DH and I had an argument just now, because I woke him up and asked for some wine to help me sleep.
He keeps all the wine in his bedroom. He drinks a bottle a day. I don't want wine every night, it's only if I can't sleep. It dulls my mind a little so that I can sleep. I drink about a third of a bottle for this.
His side of the story is: I have stage 4 kidney disease and he thinks wine is helping to kill me. (I don't think it is).
Secondly, he tells me I'm always spending money. This is because I do all my shopping on Amazon. I never go to the shops. I have spinal stenosis, so it hurts to walk.

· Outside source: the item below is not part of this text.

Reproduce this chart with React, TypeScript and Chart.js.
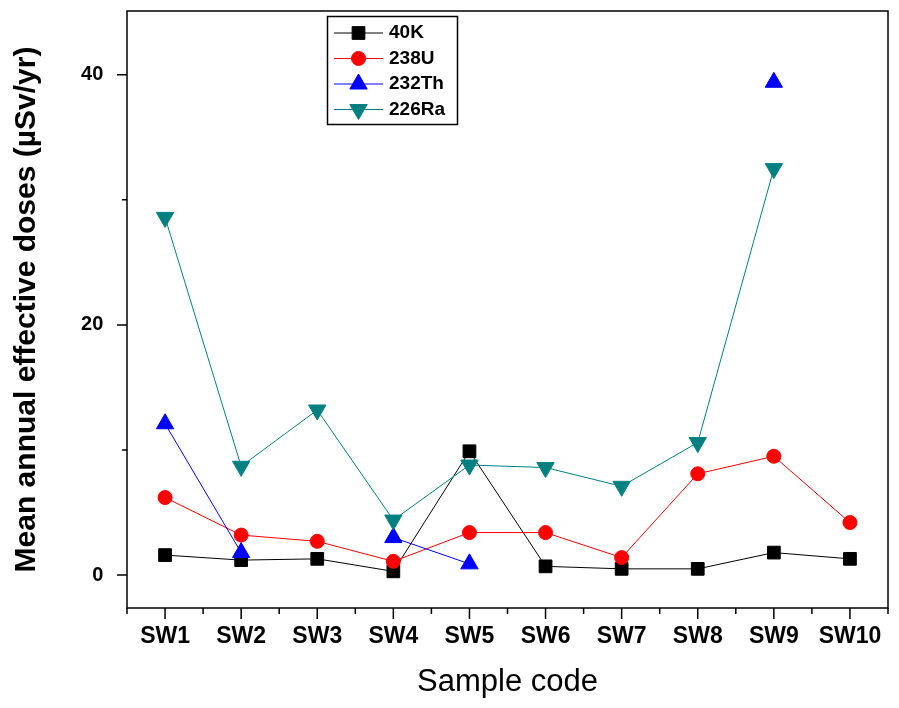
import React, { useEffect, useRef } from 'react';
import { Chart, registerables } from 'chart.js';
import { drawPoint } from 'chart.js/helpers';

Chart.register(...registerables);

const categories = ['SW1', 'SW2', 'SW3', 'SW4', 'SW5', 'SW6', 'SW7', 'SW8', 'SW9', 'SW10'];
const k40 = [1.6, 1.2, 1.3, 0.3, 9.9, 0.7, 0.5, 0.5, 1.8, 1.3];
const u238 = [6.2, 3.2, 2.7, 1.1, 3.4, 3.4, 1.4, 8.1, 9.5, 4.2];
const th232 = [12.1, 1.8, null, 3.0, 0.9, null, null, null, 39.4, null];
const ra226 = [28.6, 8.7, 13.2, 4.4, 8.8, 8.6, 7.1, 10.6, 32.5, null];
const yTickValues = [0, 10, 20, 30, 40];
const yLabelValues = [0, 20, 40];

const FONT = "'Liberation Sans', Arial, Helvetica, sans-serif";

const decorPlugin = {
  id: 'decor',
  afterDraw(chart: any) {
    const ctx = chart.ctx;
    const { left, right, top, bottom } = chart.chartArea;
    const xs = chart.scales.x;
    const ys = chart.scales.y;
    ctx.save();
    ctx.strokeStyle = '#000';
    ctx.lineWidth = 1.5;
    ctx.strokeRect(left, top, right - left, bottom - top);
    ctx.beginPath();
    const n = xs.ticks.length;
    for (let i = 0; i < n; i++) {
      const px = xs.getPixelForTick(i);
      ctx.moveTo(px, bottom);
      ctx.lineTo(px, bottom + 11);
    }
    for (let i = 0; i <= n; i++) {
      let px;
      if (i === 0) px = left;
      else if (i === n) px = right;
      else px = (xs.getPixelForTick(i - 1) + xs.getPixelForTick(i)) / 2;
      ctx.moveTo(px, bottom);
      ctx.lineTo(px, bottom + 6);
    }
    ys.ticks.forEach((t: any) => {
      const py = ys.getPixelForValue(t.value);
      const len = yLabelValues.includes(t.value) ? 10 : 5;
      ctx.moveTo(left, py);
      ctx.lineTo(left - len, py);
    });
    ctx.stroke();

    // legend
    ctx.lineWidth = 1.5;
    ctx.strokeStyle = '#000';
    ctx.strokeRect(327.5, 16.5, 130, 108);
    chart.data.datasets.forEach((ds: any, i: number) => {
      const y = 33 + i * 25.5;
      ctx.beginPath();
      ctx.strokeStyle = ds.borderColor;
      ctx.lineWidth = 1;
      ctx.moveTo(334, y);
      ctx.lineTo(383, y);
      ctx.stroke();
      ctx.fillStyle = ds.backgroundColor;
      ctx.strokeStyle = ds.borderColor;
      ctx.lineWidth = 1;
      drawPoint(ctx, {
        pointStyle: ds.pointStyle,
        rotation: ds.pointRotation || 0,
        radius: ds.pointRadius,
        borderWidth: 1,
      } as any, 358.5, y);
      ctx.fillStyle = '#000';
      ctx.font = `bold 19px ${FONT}`;
      ctx.textAlign = 'left';
      ctx.textBaseline = 'middle';
      ctx.fillText(ds.label, 389, y);
    });
    ctx.restore();
  },
};

export default function App() {
  const ref = useRef<HTMLCanvasElement | null>(null);
  useEffect(() => {
    if (!ref.current) return;
    const chart = new Chart(ref.current, {
      type: 'line',
      data: {
        labels: categories,
        datasets: [
          {
            label: '40K', data: k40, borderColor: '#000000', backgroundColor: '#000000',
            pointStyle: 'rect', pointRadius: 9, pointBorderWidth: 1, borderWidth: 1, order: 4,
          },
          {
            label: '238U', data: u238, borderColor: '#ff0000', backgroundColor: '#ff0000',
            pointStyle: 'circle', pointRadius: 7, pointBorderWidth: 1, borderWidth: 1, order: 3,
          },
          {
            label: '232Th', data: th232, borderColor: '#0000ff', backgroundColor: '#0000ff',
            pointStyle: 'triangle', pointRadius: 10, pointBorderWidth: 1, borderWidth: 1, order: 2,
          },
          {
            label: '226Ra', data: ra226, borderColor: '#008080', backgroundColor: '#008080',
            pointStyle: 'triangle', pointRotation: 180, pointRadius: 10, pointBorderWidth: 1, borderWidth: 1, order: 1,
          },
        ] as any,
      },
      options: {
        responsive: false,
        animation: false,
        spanGaps: false,
        events: [],
        layout: { padding: { left: 0, right: 2, top: 8, bottom: 0 } },
        plugins: { legend: { display: false }, tooltip: { enabled: false } },
        elements: { line: { tension: 0 } },
        scales: {
          x: {
            type: 'category',
            offset: true,
            grid: { display: false, tickLength: 11 },
            border: { display: false },
            ticks: { color: '#000', padding: 4, font: { family: FONT, size: 23, weight: 'bold' } },
            title: {
              display: true, text: 'Sample code', color: '#000',
              font: { family: FONT, size: 31, weight: 'normal' }, padding: { top: 0, bottom: 7 },
            },
            afterFit: (s: any) => { s.height = 100; s.paddingLeft = 0; s.paddingRight = 0; },
          },
          y: {
            type: 'linear',
            min: -2.63,
            max: 45.1,
            grid: { display: false, tickLength: 10 },
            border: { display: false },
            afterBuildTicks: (s: any) => { s.ticks = yTickValues.map((v) => ({ value: v })); },
            ticks: {
              color: '#000', padding: 13.7,
              font: { family: FONT, size: 20, weight: 'bold' },
              callback: (v: any) => (yLabelValues.includes(Number(v)) ? String(v) : ''),
            },
            title: {
              display: true, text: 'Mean annual effective doses (µSv/yr)', color: '#000',
              font: { family: FONT, size: 30, weight: 'bold' }, padding: { top: 9, bottom: 0 },
            },
            afterFit: (s: any) => { s.width = 127; s.paddingTop = 0; s.paddingBottom = 0; },
          },
        },
      } as any,
      plugins: [decorPlugin],
    });
    return () => chart.destroy();
  }, []);
  return (
    <div style={{ position: 'absolute', left: 0, top: 0, width: 899, height: 708, background: '#fff' }}>
      <canvas ref={ref} width={899} height={708} />
    </div>
  );
}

So anything I want, I get it on Amazon. So he sees the orders, and he sees the money going out. I posted about this before, and I got attacked for saying how much we have in savings. So I won't do this again, but can only say that we are certainly not short of money.
In many ways, I feel like he treats me as a child rather than an adult. I feel like a child, having to ask him if I can have some wine.
I know I should just buy my own wine, but I know that he would be very upset by this.
So, he is very stressed out, by the fact that I drink wine, and spend money.
I have a hobby, it is leatherwork, and just now I am making leather hair accessories, to sell at a craft fair at Christmas. I buy things for my hobby on Amazon (recently, metal hair clips and super glue). DH doesn't have any hobbies. He does jobs in the morning, and the rest of the day he is on his iPad or watching TV.
This is just a rant really. We love each other, but really annoy each other as well.